== Task directions ==
Can you set down, exactly as they appear below, the lines from the opening of the material through the one bearing "plt.rcParams['font.family'] = ['Lato', 'DejaVu", minus the pictures?

BEGIN Source data

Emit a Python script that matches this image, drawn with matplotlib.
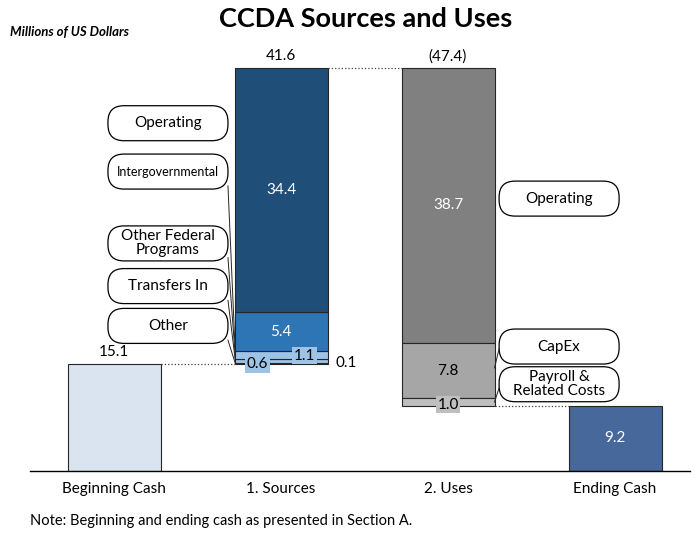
import matplotlib
matplotlib.use('Agg')
import matplotlib.pyplot as plt
from matplotlib.patches import FancyBboxPatch

plt.rcParams['font.family'] = ['Lato', 'DejaVu Sans']

#Chart data
categories = ['Beginning Cash', '1. Sources', '2. Uses', 'Ending Cash']
beginning_cash = 15.1
ending_cash = 9.2
sources_total = 41.6
uses_total = -47.4
#Segments listed from the bottom of the stack up
source_values = [0.1, 0.6, 1.1, 5.4, 34.4]
source_colors = ['#9DC3E6', '#9DC3E6', '#9DC3E6', '#2E75B6', '#1F4E79']
source_labels = ['Operating', 'Intergovernmental', 'Other Federal\nPrograms', 'Transfers In', 'Other']
#Segments listed from the top of the stack down
use_values = [38.7, 7.8, 1.0]
use_colors = ['#808080', '#A6A6A6', '#BFBFBF']
use_labels = ['Operating', 'CapEx', 'Payroll &\nRelated Costs']

edge = '#262626'
width = 0.557

fig = plt.figure(figsize=(6.98, 5.33), dpi=100)
ax = fig.add_axes([0.043, 62 / 533, 0.9456, 431 / 533])
ax.set_xlim(-0.503, 3.449)
ax.set_ylim(0, 60.6)
px_x = (3.449 + 0.503) / (0.9456 * 698)   # data units per pixel
px_y = 60.6 / 431.0

#Beginning cash
ax.bar(0, beginning_cash, width, color='#DAE3F0', edgecolor=edge, linewidth=0.8)
ax.text(0, beginning_cash + 0.6, '%.1f' % beginning_cash, ha='center', va='bottom', fontsize=11)

#Sources stack
bottom = beginning_cash
for val, col in zip(source_values, source_colors):
    ax.bar(1, val, width, bottom=bottom, color=col, edgecolor=edge, linewidth=0.8)
    bottom += val
src_top = beginning_cash + sum(source_values)
ax.text(1, src_top + 0.6, '%.1f' % sources_total, ha='center', va='bottom', fontsize=11)

#labels for the stack segments
seg_base = beginning_cash
ax.text(1 + width / 2 + 0.05, seg_base + 0.05, '%.1f' % source_values[0], ha='left', va='center', fontsize=11)
ax.text(1 - 0.14, seg_base - 0.1, '%.1f' % source_values[1], ha='center', va='center', fontsize=11,
        bbox=dict(boxstyle='square,pad=0.1', fc='#9DC3E6', ec='none'))
ax.text(1 + 0.14, seg_base + 1.1, '%.1f' % source_values[2], ha='center', va='center', fontsize=11,
        bbox=dict(boxstyle='square,pad=0.1', fc='#9DC3E6', ec='none'))
ax.text(1, seg_base + sum(source_values[:3]) + source_values[3] / 2, '%.1f' % source_values[3],
        ha='center', va='center', fontsize=11, color='white')
ax.text(1, seg_base + sum(source_values[:4]) + source_values[4] / 2, '%.1f' % source_values[4],
        ha='center', va='center', fontsize=11, color='white')

#Uses stack (hanging down from sources top)
top = src_top
for val, col in zip(use_values, use_colors):
    ax.bar(2, -val, width, bottom=top, color=col, edgecolor=edge, linewidth=0.8)
    top -= val
uses_bottom = top
ax.text(2, src_top + 0.6, '(%.1f)' % abs(uses_total), ha='center', va='bottom', fontsize=11)
ax.text(2, src_top - use_values[0] / 2, '%.1f' % use_values[0], ha='center', va='center',
        fontsize=11, color='white')
ax.text(2, src_top - use_values[0] - use_values[1] / 2, '%.1f' % use_values[1], ha='center',
        va='center', fontsize=11)
ax.text(2, uses_bottom + 0.1, '%.1f' % use_values[2], ha='center', va='center', fontsize=11,
        bbox=dict(boxstyle='square,pad=0.1', fc='#BFBFBF', ec='none'))

#Ending cash
ax.bar(3, ending_cash, width, color='#47689A', edgecolor=edge, linewidth=0.8)
ax.text(3, ending_cash / 2, '%.1f' % ending_cash, ha='center', va='center', fontsize=11, color='white')

#Dotted connectors
ax.plot([width / 2, 1 - width / 2], [beginning_cash, beginning_cash], ':', color='#404040', lw=0.9)
ax.plot([1 + width / 2, 2 - width / 2], [src_top, src_top], ':', color='#404040', lw=0.9)
ax.plot([2 + width / 2, 3 - width / 2], [uses_bottom, uses_bottom], ':', color='#404040', lw=0.9)

#Callout boxes
def callout(xc, yc, text, fs=11):
    w = 120 * px_x
    h = 35 * px_y
    box = FancyBboxPatch((xc - w / 2, yc - h / 2), w, h,
                         boxstyle='round,pad=0,rounding_size=%f' % (16 * px_x),
                         mutation_aspect=px_y / px_x, fc='white', ec='black', lw=0.9)
    ax.add_patch(box)
    ax.text(xc, yc, text, ha='center', va='center', fontsize=fs, linespacing=1.0)

src_box_x = 1 - 0.677
src_box_y = [48.9, 42.1, 32.0, 26.0, 20.4]
for i, lab in enumerate(source_labels):
    callout(src_box_x, src_box_y[i], lab, fs=9 if lab == 'Intergovernmental' else 11)
bx = src_box_x + 60 * px_x
#leader lines from the lower boxes into the thin segments
for i in range(1, 5):
    ax.plot([bx, 1 - width / 2 + 0.005], [src_box_y[i] - 2.0, beginning_cash + 1.6 - 0.4 * i],
            color='#262626', lw=0.7)

use_box_x = 2 + 0.665
use_box_y = [38.3, 17.5, 12.2]
for i, lab in enumerate(use_labels):
    callout(use_box_x, use_box_y[i], lab)
ubx = use_box_x - 60 * px_x
ax.plot([ubx, 2 + width / 2], [use_box_y[1] - 0.3, src_top - use_values[0] - 3.5], color='#262626', lw=0.7)
ax.plot([ubx, 2 + width / 2], [use_box_y[2] - 0.5, uses_bottom + 0.5], color='#262626', lw=0.7)

#Axes styling
for s in ['top', 'right', 'left']:
    ax.spines[s].set_visible(False)
ax.spines['bottom'].set_linewidth(1.0)
ax.set_yticks([])
ax.set_xticks(range(len(categories)))
ax.set_xticklabels(categories, fontsize=11)
ax.tick_params(axis='x', length=0, pad=8)

fig.text(366 / 698, 1 - 19 / 533, 'CCDA Sources and Uses', ha='center', va='center',
         fontsize=19.5, fontweight='bold')
fig.text(10 / 698, 1 - 32 / 533, 'Millions of US Dollars', ha='left', va='center',
         fontsize=9.5, fontweight='bold', style='italic')
fig.text(30 / 698, 1 - 521 / 533, 'Note: Beginning and ending cash as presented in Section A.',
         ha='left', va='center', fontsize=10.5)

fig.savefig('out.png', dpi=100)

END Source data

== Written solution ==
Emit a Python script that matches this image, drawn with matplotlib.
import matplotlib
matplotlib.use('Agg')
import matplotlib.pyplot as plt
from matplotlib.patches import FancyBboxPatch

plt.rcParams['font.family'] = ['Lato', 'DejaVu Sans']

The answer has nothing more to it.